*TASK BRIEF*: Beneath this instruction is a block of data; output from it exactly the lines that run from the one containing "Give me the Bokeh source for this chart." through the one containing "p.ygrid.grid_line_width = 1.2", inclusive.

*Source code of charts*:

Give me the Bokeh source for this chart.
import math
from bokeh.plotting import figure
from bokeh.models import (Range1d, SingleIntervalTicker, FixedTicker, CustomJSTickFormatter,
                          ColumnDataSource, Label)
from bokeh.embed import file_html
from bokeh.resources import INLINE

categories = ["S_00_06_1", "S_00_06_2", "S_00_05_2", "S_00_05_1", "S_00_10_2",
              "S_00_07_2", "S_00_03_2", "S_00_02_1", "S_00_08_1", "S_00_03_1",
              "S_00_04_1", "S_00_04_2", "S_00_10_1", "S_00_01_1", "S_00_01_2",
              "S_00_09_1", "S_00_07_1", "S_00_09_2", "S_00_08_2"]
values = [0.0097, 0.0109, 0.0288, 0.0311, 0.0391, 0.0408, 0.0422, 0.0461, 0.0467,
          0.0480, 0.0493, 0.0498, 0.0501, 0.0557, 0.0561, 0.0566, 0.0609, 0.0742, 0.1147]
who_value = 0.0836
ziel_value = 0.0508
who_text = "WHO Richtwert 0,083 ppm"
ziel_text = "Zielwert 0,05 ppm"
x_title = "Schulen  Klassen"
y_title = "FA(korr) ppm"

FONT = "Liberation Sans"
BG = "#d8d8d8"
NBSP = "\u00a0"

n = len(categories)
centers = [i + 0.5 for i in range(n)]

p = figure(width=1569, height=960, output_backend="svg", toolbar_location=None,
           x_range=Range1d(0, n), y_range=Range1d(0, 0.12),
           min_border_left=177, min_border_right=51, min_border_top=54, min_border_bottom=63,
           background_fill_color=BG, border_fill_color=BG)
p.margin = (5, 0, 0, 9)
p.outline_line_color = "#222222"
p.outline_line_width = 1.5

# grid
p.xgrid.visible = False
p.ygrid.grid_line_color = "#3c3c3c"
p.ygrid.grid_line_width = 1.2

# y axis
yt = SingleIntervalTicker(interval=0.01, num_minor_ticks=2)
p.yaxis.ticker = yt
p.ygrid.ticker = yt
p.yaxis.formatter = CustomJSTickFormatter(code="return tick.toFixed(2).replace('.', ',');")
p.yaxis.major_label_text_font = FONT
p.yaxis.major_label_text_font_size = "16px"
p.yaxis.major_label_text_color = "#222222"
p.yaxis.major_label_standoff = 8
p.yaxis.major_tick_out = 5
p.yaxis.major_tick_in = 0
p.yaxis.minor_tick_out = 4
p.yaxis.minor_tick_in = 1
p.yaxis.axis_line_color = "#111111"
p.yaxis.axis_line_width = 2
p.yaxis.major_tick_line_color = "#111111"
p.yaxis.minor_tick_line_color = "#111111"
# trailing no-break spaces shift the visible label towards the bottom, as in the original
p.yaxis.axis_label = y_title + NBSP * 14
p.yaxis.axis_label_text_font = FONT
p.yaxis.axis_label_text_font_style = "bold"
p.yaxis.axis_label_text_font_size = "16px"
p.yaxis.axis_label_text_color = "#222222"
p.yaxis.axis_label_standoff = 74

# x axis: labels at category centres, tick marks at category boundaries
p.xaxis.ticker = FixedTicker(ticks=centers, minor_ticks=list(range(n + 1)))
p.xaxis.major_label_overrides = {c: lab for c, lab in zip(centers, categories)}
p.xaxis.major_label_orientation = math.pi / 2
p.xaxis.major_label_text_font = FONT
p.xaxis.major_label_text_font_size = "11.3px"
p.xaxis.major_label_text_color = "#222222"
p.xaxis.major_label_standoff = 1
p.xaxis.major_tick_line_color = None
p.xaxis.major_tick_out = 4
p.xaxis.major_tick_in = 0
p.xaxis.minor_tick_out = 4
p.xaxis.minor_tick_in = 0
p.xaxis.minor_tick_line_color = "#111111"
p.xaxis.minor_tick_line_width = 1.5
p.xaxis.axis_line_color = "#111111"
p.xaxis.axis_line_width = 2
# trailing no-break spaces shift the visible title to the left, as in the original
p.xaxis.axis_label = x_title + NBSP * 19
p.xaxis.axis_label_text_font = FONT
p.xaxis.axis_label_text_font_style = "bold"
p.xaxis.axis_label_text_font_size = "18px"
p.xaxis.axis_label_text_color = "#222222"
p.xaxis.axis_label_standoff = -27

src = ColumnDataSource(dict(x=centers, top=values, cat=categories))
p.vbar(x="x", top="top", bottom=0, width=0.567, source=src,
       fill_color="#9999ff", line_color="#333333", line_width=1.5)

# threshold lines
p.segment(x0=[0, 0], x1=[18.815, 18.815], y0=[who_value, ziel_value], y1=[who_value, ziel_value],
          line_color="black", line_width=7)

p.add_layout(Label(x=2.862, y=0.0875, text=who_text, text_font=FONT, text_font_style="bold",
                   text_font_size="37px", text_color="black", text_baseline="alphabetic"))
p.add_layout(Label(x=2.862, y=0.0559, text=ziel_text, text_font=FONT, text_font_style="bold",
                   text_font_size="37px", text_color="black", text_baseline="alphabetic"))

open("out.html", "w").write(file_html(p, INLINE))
==
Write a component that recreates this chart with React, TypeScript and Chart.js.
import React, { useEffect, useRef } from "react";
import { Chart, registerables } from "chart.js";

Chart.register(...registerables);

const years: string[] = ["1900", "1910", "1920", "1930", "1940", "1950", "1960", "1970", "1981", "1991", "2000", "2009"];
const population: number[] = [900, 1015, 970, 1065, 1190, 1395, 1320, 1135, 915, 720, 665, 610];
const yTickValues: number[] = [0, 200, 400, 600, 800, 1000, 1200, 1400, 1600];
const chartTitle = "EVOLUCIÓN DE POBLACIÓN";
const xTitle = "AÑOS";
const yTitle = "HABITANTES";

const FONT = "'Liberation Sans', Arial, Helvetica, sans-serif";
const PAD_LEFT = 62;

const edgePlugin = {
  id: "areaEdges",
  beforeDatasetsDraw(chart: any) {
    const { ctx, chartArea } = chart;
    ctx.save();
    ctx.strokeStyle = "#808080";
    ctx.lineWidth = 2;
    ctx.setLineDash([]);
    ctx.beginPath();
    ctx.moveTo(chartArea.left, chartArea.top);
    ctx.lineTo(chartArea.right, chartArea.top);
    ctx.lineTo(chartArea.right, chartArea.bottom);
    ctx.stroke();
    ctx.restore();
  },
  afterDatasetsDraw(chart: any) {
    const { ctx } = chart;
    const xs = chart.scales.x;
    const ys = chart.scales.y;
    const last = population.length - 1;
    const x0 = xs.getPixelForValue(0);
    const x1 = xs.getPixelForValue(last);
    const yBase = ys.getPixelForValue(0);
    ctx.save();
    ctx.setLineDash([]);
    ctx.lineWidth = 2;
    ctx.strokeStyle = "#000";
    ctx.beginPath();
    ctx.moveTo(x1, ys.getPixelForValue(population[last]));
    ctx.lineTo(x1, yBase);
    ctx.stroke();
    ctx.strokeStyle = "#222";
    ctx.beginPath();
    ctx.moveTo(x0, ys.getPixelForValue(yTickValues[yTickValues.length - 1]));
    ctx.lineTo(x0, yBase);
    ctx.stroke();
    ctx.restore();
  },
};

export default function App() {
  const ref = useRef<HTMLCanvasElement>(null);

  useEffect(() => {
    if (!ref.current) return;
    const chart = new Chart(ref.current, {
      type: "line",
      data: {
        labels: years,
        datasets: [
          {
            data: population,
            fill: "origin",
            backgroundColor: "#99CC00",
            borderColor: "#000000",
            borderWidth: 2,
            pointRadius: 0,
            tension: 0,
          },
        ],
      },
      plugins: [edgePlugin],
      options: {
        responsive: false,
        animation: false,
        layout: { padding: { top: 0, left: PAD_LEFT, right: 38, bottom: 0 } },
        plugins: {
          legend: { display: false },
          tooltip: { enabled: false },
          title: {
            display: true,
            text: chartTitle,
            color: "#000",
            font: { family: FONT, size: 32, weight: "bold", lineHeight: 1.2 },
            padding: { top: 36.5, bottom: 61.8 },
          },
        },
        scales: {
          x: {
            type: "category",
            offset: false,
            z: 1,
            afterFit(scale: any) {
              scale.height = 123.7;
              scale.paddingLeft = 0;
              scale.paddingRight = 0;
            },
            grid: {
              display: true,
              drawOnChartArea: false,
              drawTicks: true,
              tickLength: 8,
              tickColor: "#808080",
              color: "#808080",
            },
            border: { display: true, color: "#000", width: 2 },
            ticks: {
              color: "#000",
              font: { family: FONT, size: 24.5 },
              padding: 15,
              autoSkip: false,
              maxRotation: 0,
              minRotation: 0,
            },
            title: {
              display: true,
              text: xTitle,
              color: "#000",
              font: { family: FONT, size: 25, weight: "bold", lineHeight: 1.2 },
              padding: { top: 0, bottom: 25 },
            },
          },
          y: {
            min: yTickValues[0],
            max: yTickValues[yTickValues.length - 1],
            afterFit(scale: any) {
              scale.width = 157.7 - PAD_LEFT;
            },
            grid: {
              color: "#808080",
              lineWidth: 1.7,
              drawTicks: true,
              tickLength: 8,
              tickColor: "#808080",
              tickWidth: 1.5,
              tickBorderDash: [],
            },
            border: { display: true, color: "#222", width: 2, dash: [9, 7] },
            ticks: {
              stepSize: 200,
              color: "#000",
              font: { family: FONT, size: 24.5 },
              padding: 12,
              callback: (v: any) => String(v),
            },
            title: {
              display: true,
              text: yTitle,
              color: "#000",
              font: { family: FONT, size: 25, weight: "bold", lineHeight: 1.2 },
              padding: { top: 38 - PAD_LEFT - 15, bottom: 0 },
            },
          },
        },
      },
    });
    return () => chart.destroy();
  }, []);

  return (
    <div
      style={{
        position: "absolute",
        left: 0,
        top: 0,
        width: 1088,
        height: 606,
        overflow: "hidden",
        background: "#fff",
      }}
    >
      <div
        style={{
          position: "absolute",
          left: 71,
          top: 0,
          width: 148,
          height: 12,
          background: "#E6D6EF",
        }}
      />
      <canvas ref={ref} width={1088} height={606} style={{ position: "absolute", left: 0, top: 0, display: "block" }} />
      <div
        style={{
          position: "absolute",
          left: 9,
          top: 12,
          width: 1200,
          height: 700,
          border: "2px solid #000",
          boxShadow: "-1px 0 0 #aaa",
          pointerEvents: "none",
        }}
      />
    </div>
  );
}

*TASK RESULT*:
Give me the Bokeh source for this chart.
import math
from bokeh.plotting import figure
from bokeh.models import (Range1d, SingleIntervalTicker, FixedTicker, CustomJSTickFormatter,
                          ColumnDataSource, Label)
from bokeh.embed import file_html
from bokeh.resources import INLINE

categories = ["S_00_06_1", "S_00_06_2", "S_00_05_2", "S_00_05_1", "S_00_10_2",
              "S_00_07_2", "S_00_03_2", "S_00_02_1", "S_00_08_1", "S_00_03_1",
              "S_00_04_1", "S_00_04_2", "S_00_10_1", "S_00_01_1", "S_00_01_2",
              "S_00_09_1", "S_00_07_1", "S_00_09_2", "S_00_08_2"]
values = [0.0097, 0.0109, 0.0288, 0.0311, 0.0391, 0.0408, 0.0422, 0.0461, 0.0467,
          0.0480, 0.0493, 0.0498, 0.0501, 0.0557, 0.0561, 0.0566, 0.0609, 0.0742, 0.1147]
who_value = 0.0836
ziel_value = 0.0508
who_text = "WHO Richtwert 0,083 ppm"
ziel_text = "Zielwert 0,05 ppm"
x_title = "Schulen  Klassen"
y_title = "FA(korr) ppm"

FONT = "Liberation Sans"
BG = "#d8d8d8"
NBSP = "\u00a0"

n = len(categories)
centers = [i + 0.5 for i in range(n)]

p = figure(width=1569, height=960, output_backend="svg", toolbar_location=None,
           x_range=Range1d(0, n), y_range=Range1d(0, 0.12),
           min_border_left=177, min_border_right=51, min_border_top=54, min_border_bottom=63,
           background_fill_color=BG, border_fill_color=BG)
p.margin = (5, 0, 0, 9)
p.outline_line_color = "#222222"
p.outline_line_width = 1.5

# grid
p.xgrid.visible = False
p.ygrid.grid_line_color = "#3c3c3c"
p.ygrid.grid_line_width = 1.2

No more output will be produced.